Cuma, dalam praktik, proses hukum terhadap wisatawan pelaku pornografi anak tidak segampang membalik telapan tangan. Jika Indonesia sebagai negara tempat kejahatan dilakukan juga berkeinginan memproses wisatawan Australia, misalnya, sistem hukum kedua negara sangat menentukan. Kasus Peter Walbran, warga negara Australia, gagal diekstradisi ke Indonesia gara-gara Kejaksaan tidak memberikan affidavit seperti diminta Australia.
Pemberatan dalam hukum Indonesia
Keberlakuan hukum nasional kepada warga negara yang melakukan kejahatan pornografi di luar negeri merupakan bentuk ketegasan politik hukum terhadap para pelaku tindak pidana pornografi anak. Edmon Makarim, Pelaksana Tugas Staf Ahli Menteri Komunikasi dan Informasi (Kominfo) Bidang Hukum, menjelaskan bahwa sebenarnya peraturan perundang-undangan Indonesia juga menerapkan saksi tegas kepada pelaku kejahatan terhadap anak.

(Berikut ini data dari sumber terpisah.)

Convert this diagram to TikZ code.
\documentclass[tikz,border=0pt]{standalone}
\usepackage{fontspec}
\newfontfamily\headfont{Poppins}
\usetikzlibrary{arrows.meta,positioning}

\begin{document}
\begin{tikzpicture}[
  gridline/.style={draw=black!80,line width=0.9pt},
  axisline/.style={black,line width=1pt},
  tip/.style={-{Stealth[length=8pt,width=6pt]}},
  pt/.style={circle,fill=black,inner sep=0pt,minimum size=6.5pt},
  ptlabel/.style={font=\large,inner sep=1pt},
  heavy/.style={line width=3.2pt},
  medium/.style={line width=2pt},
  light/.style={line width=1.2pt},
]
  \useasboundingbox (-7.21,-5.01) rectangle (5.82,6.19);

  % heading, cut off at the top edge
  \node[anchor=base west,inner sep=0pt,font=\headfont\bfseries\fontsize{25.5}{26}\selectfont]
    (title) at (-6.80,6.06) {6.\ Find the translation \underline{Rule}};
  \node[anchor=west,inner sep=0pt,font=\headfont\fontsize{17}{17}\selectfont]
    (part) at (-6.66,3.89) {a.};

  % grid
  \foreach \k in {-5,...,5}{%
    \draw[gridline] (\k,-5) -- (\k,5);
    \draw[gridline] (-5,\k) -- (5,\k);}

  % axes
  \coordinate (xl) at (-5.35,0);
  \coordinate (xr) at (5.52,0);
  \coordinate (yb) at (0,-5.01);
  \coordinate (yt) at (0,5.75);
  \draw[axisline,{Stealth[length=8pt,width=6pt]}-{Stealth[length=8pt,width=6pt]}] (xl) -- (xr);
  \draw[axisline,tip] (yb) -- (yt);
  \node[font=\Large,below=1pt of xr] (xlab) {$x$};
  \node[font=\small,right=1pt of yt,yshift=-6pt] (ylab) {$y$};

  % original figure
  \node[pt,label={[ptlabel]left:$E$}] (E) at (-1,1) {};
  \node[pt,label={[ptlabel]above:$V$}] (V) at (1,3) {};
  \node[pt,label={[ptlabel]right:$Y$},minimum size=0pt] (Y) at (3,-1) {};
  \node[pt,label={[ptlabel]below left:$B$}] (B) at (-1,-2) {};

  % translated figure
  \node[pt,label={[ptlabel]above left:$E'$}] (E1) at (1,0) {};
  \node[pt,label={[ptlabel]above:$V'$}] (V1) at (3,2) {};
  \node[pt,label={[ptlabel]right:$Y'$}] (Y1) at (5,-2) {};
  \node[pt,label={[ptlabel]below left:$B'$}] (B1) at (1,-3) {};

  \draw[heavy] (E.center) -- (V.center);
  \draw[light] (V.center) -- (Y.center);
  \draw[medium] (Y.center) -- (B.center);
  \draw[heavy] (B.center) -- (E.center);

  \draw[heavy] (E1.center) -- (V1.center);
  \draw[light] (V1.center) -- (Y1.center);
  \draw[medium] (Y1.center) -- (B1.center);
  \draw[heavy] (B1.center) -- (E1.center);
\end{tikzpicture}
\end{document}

Bahkan dalam Undang-Undang Informasi dan Transaksi Elektronik (UU ITE) dijadikan sebagai dasar pemberat hukuman. Edmon menunjuk ketentuan pasal 52, yang merumuskan tindak pidana yang menyangkut kesusilaan atau eksploitasi seksual terhadap anak dikenakan pemberatan sepertiga dari pidana pokok.
Pasal 52 ini merujuk pada tindak pidana yang diatur pasal 27 ayat (1), yakni melarang setiap orang dengan sengaja dan tanpa hak mendistribusikan dan/atau mentransmisikan dan/atau membuat dapat diaksesnya informasi/dokumen elektronik yang mengandung muatan yang melanggar kesusilaan. Cuma, Edmon mengkritik rumusan pasal 27 ayat (1) UU ITE yang tidak bisa menjangkau pembuat dan pengguna materi kesusilaan.
Meskipun demikian, bukan berarti pembuat materi pornografi anak bisa lolos. Pasal 4 ayat (1) huruf f Undang-Undang No. 44 Tahun 2008 tentang Pornografi tegas merumuskan larangan bagi setiap orang untuk memproduksi, menyebarluaskan, menyiarkan, mengimpor, mengekspor, menawarkan, memperjualbelikan, menyewakan, atau menyediakan pornografi yang secara eksplisit memuat pornografi anak.